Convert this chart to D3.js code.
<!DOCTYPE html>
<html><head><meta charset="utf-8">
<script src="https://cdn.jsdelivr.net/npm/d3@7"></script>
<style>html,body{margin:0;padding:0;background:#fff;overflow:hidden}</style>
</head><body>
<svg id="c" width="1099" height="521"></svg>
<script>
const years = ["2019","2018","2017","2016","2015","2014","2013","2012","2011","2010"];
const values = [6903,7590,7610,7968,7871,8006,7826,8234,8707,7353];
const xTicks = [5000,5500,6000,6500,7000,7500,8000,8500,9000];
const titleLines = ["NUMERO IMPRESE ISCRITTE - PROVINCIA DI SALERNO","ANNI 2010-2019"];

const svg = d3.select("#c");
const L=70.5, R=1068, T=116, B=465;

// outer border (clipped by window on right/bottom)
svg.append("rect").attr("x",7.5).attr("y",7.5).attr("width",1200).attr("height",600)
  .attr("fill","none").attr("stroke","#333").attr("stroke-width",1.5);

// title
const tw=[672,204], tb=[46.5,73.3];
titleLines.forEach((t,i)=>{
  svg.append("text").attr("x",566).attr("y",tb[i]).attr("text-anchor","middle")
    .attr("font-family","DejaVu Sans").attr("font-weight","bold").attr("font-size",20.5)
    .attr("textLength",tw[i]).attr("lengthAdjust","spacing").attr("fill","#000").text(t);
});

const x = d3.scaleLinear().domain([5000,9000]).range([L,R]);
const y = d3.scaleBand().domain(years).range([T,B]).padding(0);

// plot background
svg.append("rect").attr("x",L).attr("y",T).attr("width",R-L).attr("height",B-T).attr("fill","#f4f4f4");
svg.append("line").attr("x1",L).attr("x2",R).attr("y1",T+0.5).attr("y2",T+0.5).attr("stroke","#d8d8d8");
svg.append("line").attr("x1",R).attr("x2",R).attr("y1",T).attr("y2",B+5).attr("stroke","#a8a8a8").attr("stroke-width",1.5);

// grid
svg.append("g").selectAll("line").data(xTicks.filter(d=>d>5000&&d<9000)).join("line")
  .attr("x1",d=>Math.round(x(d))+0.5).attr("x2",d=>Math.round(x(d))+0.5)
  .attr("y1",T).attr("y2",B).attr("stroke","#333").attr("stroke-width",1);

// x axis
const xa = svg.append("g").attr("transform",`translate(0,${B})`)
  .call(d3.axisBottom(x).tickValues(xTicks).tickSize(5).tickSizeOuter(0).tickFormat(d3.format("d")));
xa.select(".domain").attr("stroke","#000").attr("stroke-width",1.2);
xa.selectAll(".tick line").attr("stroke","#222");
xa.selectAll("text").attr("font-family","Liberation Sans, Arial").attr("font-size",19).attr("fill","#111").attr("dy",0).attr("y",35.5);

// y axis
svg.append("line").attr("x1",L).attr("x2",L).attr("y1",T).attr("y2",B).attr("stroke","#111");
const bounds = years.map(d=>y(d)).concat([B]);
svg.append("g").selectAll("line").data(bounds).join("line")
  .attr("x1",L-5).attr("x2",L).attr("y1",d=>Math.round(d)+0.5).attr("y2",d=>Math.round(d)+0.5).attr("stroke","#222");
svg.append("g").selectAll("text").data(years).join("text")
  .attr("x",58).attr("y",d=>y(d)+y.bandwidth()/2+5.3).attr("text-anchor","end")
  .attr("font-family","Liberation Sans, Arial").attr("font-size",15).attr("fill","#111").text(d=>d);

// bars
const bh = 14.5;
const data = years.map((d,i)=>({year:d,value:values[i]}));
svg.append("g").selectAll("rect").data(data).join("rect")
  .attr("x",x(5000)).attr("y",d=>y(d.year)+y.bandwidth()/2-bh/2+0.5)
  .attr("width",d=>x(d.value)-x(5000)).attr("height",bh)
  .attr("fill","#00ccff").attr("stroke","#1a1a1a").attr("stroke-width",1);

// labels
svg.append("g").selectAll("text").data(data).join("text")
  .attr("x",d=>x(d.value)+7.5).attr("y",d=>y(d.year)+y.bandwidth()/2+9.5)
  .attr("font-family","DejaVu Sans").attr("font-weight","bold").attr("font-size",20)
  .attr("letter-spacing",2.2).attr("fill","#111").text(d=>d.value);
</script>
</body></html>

■ BRIEF ■
Print all of the data exactly as it was given.

■ RESPONSE TO THIS EXERCISE ■
Convert this chart to D3.js code.
<!DOCTYPE html>
<html><head><meta charset="utf-8">
<script src="https://cdn.jsdelivr.net/npm/d3@7"></script>
<style>html,body{margin:0;padding:0;background:#fff;overflow:hidden}</style>
</head><body>
<svg id="c" width="1099" height="521"></svg>
<script>
const years = ["2019","2018","2017","2016","2015","2014","2013","2012","2011","2010"];
const values = [6903,7590,7610,7968,7871,8006,7826,8234,8707,7353];
const xTicks = [5000,5500,6000,6500,7000,7500,8000,8500,9000];
const titleLines = ["NUMERO IMPRESE ISCRITTE - PROVINCIA DI SALERNO","ANNI 2010-2019"];

const svg = d3.select("#c");
const L=70.5, R=1068, T=116, B=465;

// outer border (clipped by window on right/bottom)
svg.append("rect").attr("x",7.5).attr("y",7.5).attr("width",1200).attr("height",600)
  .attr("fill","none").attr("stroke","#333").attr("stroke-width",1.5);

// title
const tw=[672,204], tb=[46.5,73.3];
titleLines.forEach((t,i)=>{
  svg.append("text").attr("x",566).attr("y",tb[i]).attr("text-anchor","middle")
    .attr("font-family","DejaVu Sans").attr("font-weight","bold").attr("font-size",20.5)
    .attr("textLength",tw[i]).attr("lengthAdjust","spacing").attr("fill","#000").text(t);
});

const x = d3.scaleLinear().domain([5000,9000]).range([L,R]);
const y = d3.scaleBand().domain(years).range([T,B]).padding(0);

// plot background
svg.append("rect").attr("x",L).attr("y",T).attr("width",R-L).attr("height",B-T).attr("fill","#f4f4f4");
svg.append("line").attr("x1",L).attr("x2",R).attr("y1",T+0.5).attr("y2",T+0.5).attr("stroke","#d8d8d8");
svg.append("line").attr("x1",R).attr("x2",R).attr("y1",T).attr("y2",B+5).attr("stroke","#a8a8a8").attr("stroke-width",1.5);

// grid
svg.append("g").selectAll("line").data(xTicks.filter(d=>d>5000&&d<9000)).join("line")
  .attr("x1",d=>Math.round(x(d))+0.5).attr("x2",d=>Math.round(x(d))+0.5)
  .attr("y1",T).attr("y2",B).attr("stroke","#333").attr("stroke-width",1);

// x axis
const xa = svg.append("g").attr("transform",`translate(0,${B})`)
  .call(d3.axisBottom(x).tickValues(xTicks).tickSize(5).tickSizeOuter(0).tickFormat(d3.format("d")));
xa.select(".domain").attr("stroke","#000").attr("stroke-width",1.2);
xa.selectAll(".tick line").attr("stroke","#222");
xa.selectAll("text").attr("font-family","Liberation Sans, Arial").attr("font-size",19).attr("fill","#111").attr("dy",0).attr("y",35.5);

// y axis
svg.append("line").attr("x1",L).attr("x2",L).attr("y1",T).attr("y2",B).attr("stroke","#111");
const bounds = years.map(d=>y(d)).concat([B]);
svg.append("g").selectAll("line").data(bounds).join("line")
  .attr("x1",L-5).attr("x2",L).attr("y1",d=>Math.round(d)+0.5).attr("y2",d=>Math.round(d)+0.5).attr("stroke","#222");
svg.append("g").selectAll("text").data(years).join("text")
  .attr("x",58).attr("y",d=>y(d)+y.bandwidth()/2+5.3).attr("text-anchor","end")
  .attr("font-family","Liberation Sans, Arial").attr("font-size",15).attr("fill","#111").text(d=>d);

// bars
const bh = 14.5;
const data = years.map((d,i)=>({year:d,value:values[i]}));
svg.append("g").selectAll("rect").data(data).join("rect")
  .attr("x",x(5000)).attr("y",d=>y(d.year)+y.bandwidth()/2-bh/2+0.5)
  .attr("width",d=>x(d.value)-x(5000)).attr("height",bh)
  .attr("fill","#00ccff").attr("stroke","#1a1a1a").attr("stroke-width",1);

// labels
svg.append("g").selectAll("text").data(data).join("text")
  .attr("x",d=>x(d.value)+7.5).attr("y",d=>y(d.year)+y.bandwidth()/2+9.5)
  .attr("font-family","DejaVu Sans").attr("font-weight","bold").attr("font-size",20)
  .attr("letter-spacing",2.2).attr("fill","#111").text(d=>d.value);
</script>
</body></html>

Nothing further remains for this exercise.